See, when you’re writing for a broad audience with a variety of personas (like the one you’re targeting with that lifestyle blog or the one your software startup is marketing to), it’s essential that you convey your message in the simplest way possible.

That doesn’t mean you need to dumb things down.

It just means you need to write like you’d speak. Be direct. Use active, engaging language. Make your point in as few words as possible. And avoid corporate jargon, which can not only feel stuffy, but can bog your content down and make it difficult for readers to follow.

Do all this and you’ll not only make your content stronger and easier to understand, but you’ll also let your voice shine through in the most authentic way possible.

2. Do some character work.

Early in my career, I worked at a marketing agency where I helped businesses develop and execute their content marketing strategies. My favorite part of that role was helping new clients identify their brand style and voice -- something that many of my customers hadn’t thought about before.

“If your brand was a person, who would it be?” I’d ask. “How would she describe herself? What qualities would he have? What would your brand read on the weekends?”

One of my favorite answers came from a company that was trying to reinvent itself to engage millennials. My client had clearly thought deeply about the question, because they said, “We’re savvy. We’re experts in our industry, probably the smartest guy in the room, and we’ll tell you everything we know in a way that makes you feel smart, too. But, while everyone else is wearing suits and ties, we’re in shorts and flip flops.”
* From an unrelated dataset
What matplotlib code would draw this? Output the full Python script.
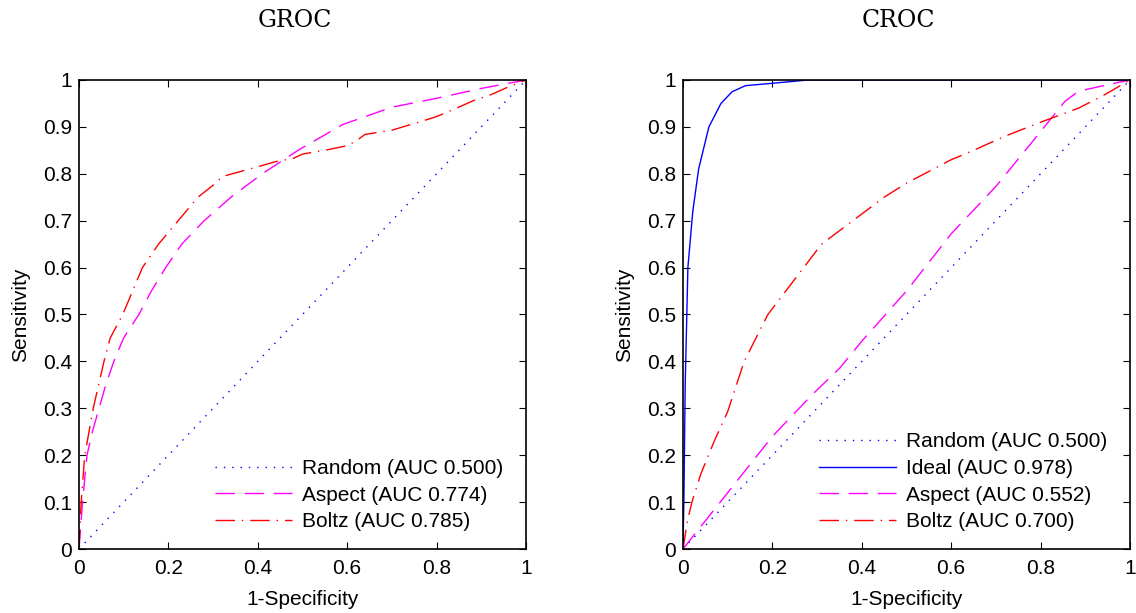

That answer blew my hair back. I remember thinking, “YES!! These people get. it.”

Like it or not, you’re a brand. And you need to identify the qualities you want to convey. Start by thinking about some key attributes you want associated with your writing. Do you want to sound academic, or should reading your copy feel like we’re catching up over your kitchen table? Are you buttoned up, or is your style more laid-back?

Jot down how you want readers to perceive you, and then hold yourself and your writing to those qualities.

3. Find your fire.

In college, I wrote a weekly column for my student newspaper. When it was first assigned to me, I seriously struggled. I had this newfound freedom to write about whatever I wanted! In whatever style I wanted!
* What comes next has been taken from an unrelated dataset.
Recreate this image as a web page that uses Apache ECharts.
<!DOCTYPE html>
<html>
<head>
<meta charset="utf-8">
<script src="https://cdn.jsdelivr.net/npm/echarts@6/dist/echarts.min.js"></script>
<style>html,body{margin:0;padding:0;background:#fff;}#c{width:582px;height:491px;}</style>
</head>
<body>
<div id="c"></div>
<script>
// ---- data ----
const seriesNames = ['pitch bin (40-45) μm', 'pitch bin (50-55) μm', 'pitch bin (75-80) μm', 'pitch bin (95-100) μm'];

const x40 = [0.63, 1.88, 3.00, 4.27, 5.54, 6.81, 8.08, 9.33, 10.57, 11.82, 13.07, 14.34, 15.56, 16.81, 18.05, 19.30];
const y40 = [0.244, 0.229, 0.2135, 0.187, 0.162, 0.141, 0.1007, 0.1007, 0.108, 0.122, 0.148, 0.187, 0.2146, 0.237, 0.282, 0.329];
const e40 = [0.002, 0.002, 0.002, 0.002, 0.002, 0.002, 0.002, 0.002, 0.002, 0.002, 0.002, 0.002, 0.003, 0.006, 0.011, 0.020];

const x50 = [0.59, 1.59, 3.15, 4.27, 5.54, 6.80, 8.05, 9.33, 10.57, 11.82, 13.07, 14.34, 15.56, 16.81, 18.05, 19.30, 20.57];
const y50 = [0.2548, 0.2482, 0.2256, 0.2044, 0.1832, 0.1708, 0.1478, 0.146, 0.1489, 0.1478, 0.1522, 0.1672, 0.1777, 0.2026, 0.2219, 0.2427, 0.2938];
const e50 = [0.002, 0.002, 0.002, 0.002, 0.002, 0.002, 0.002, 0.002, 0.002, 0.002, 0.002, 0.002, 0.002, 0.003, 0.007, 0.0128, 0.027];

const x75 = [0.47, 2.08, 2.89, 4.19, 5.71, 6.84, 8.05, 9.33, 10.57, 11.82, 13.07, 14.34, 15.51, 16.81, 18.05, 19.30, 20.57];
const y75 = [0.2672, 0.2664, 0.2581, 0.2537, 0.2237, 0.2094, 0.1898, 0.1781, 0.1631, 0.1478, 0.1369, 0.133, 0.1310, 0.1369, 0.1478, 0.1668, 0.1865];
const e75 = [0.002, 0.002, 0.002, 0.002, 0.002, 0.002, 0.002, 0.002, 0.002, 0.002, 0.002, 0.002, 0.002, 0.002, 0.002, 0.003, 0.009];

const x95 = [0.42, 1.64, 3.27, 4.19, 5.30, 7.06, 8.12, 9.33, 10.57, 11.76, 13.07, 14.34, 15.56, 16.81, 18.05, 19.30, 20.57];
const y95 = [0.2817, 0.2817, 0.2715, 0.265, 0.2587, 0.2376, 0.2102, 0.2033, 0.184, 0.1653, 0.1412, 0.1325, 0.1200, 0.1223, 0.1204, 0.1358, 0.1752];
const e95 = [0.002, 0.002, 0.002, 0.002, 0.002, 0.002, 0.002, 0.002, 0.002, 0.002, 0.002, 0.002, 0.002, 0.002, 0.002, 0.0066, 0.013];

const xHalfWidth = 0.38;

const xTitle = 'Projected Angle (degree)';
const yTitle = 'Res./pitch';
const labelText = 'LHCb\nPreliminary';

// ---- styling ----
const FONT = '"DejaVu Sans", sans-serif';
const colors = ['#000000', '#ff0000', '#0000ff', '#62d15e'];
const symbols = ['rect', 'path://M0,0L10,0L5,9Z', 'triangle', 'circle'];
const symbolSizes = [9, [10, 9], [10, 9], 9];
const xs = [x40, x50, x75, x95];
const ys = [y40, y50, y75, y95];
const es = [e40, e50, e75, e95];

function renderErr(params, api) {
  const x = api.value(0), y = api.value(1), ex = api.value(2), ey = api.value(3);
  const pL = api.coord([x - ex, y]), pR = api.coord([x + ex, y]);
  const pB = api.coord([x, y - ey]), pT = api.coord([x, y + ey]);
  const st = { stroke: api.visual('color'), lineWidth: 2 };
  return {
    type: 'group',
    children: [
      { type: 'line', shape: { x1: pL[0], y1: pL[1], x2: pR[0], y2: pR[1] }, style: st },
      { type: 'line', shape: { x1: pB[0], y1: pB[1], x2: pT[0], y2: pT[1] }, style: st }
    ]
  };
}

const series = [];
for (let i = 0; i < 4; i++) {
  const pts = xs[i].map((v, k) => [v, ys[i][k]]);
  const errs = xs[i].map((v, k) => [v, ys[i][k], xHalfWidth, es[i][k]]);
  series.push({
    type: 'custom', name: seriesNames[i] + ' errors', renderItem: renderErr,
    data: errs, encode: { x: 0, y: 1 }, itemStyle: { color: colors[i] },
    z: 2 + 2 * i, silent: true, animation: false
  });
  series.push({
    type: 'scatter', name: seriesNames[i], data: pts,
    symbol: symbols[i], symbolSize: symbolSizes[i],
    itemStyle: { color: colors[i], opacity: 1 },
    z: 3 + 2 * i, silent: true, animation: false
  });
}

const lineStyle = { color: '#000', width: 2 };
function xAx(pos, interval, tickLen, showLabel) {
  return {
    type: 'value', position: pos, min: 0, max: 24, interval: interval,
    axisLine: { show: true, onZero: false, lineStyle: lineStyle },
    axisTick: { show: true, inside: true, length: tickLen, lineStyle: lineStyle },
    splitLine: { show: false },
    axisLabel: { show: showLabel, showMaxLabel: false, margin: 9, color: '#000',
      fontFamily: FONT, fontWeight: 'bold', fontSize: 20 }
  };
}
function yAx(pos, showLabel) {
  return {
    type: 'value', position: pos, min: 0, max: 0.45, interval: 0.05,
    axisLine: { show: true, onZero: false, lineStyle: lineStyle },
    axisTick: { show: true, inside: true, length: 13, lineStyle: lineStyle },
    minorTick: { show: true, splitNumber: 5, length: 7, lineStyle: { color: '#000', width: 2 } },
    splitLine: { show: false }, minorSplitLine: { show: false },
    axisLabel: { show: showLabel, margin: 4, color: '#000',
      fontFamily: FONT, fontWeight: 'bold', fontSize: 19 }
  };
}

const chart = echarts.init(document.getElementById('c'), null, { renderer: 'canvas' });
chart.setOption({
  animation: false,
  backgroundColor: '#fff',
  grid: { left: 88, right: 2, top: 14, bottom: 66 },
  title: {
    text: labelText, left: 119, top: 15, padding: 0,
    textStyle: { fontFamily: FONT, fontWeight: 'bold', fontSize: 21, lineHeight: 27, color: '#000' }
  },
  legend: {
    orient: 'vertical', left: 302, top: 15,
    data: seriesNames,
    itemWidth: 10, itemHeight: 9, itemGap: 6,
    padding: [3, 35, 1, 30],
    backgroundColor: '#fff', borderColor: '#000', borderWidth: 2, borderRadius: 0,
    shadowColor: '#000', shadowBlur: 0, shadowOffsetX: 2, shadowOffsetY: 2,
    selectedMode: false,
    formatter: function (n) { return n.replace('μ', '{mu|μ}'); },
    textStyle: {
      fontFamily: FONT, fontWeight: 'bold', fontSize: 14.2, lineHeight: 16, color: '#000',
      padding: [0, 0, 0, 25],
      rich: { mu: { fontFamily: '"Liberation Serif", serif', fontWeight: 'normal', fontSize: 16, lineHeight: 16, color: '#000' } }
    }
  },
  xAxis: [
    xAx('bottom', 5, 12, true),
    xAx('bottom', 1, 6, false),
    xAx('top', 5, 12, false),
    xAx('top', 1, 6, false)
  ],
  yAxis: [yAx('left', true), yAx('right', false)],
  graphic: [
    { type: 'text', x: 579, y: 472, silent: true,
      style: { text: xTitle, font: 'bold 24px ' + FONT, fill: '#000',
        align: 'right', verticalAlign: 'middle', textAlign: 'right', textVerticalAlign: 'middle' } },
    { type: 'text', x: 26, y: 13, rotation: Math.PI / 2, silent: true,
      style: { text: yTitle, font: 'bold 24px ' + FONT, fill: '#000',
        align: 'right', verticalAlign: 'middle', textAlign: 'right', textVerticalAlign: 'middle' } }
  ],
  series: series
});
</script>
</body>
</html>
But I was totally lost on how to do it. I kept trying to apply an unbiased, journalistic voice to my writing (the same one I wrote my five paragraph essays in), mainly because I didn’t know any other way to write. And it just. didn’t. work.

Every week, I’d try to contain my real voice, keep it closeted away and out of my content. And the more I did, the more I hated that damn column. Until one week, when a topic had me really heated. I was so up in arms that I sat down at my laptop and spent a solid hour typing exactly what was in my head on that subject.

The closet door busted open and my voice – my raw, unfiltered, really real voice – came bounding out. That was the first week where my column actually resonated with people. I know because I had students coming up to me in the cafeteria and in between classes to talk about what I wrote.

Later on, my editor at that paper helped me identify what made the column work.

“It reads like how you sound,” she said. “It’s like we’re sitting across from each other having a cup of coffee. And that’s what people want! They want to connect with the real you.”

However you go about establishing your own voice and letting it shine in your writing, this is what it really boils down to: A strong voice isn’t boring. A strong voice has personality and reflects your passion. It exudes that “something different” that makes your reader feel things, makes them think, and – above all else – makes them want to keep reading.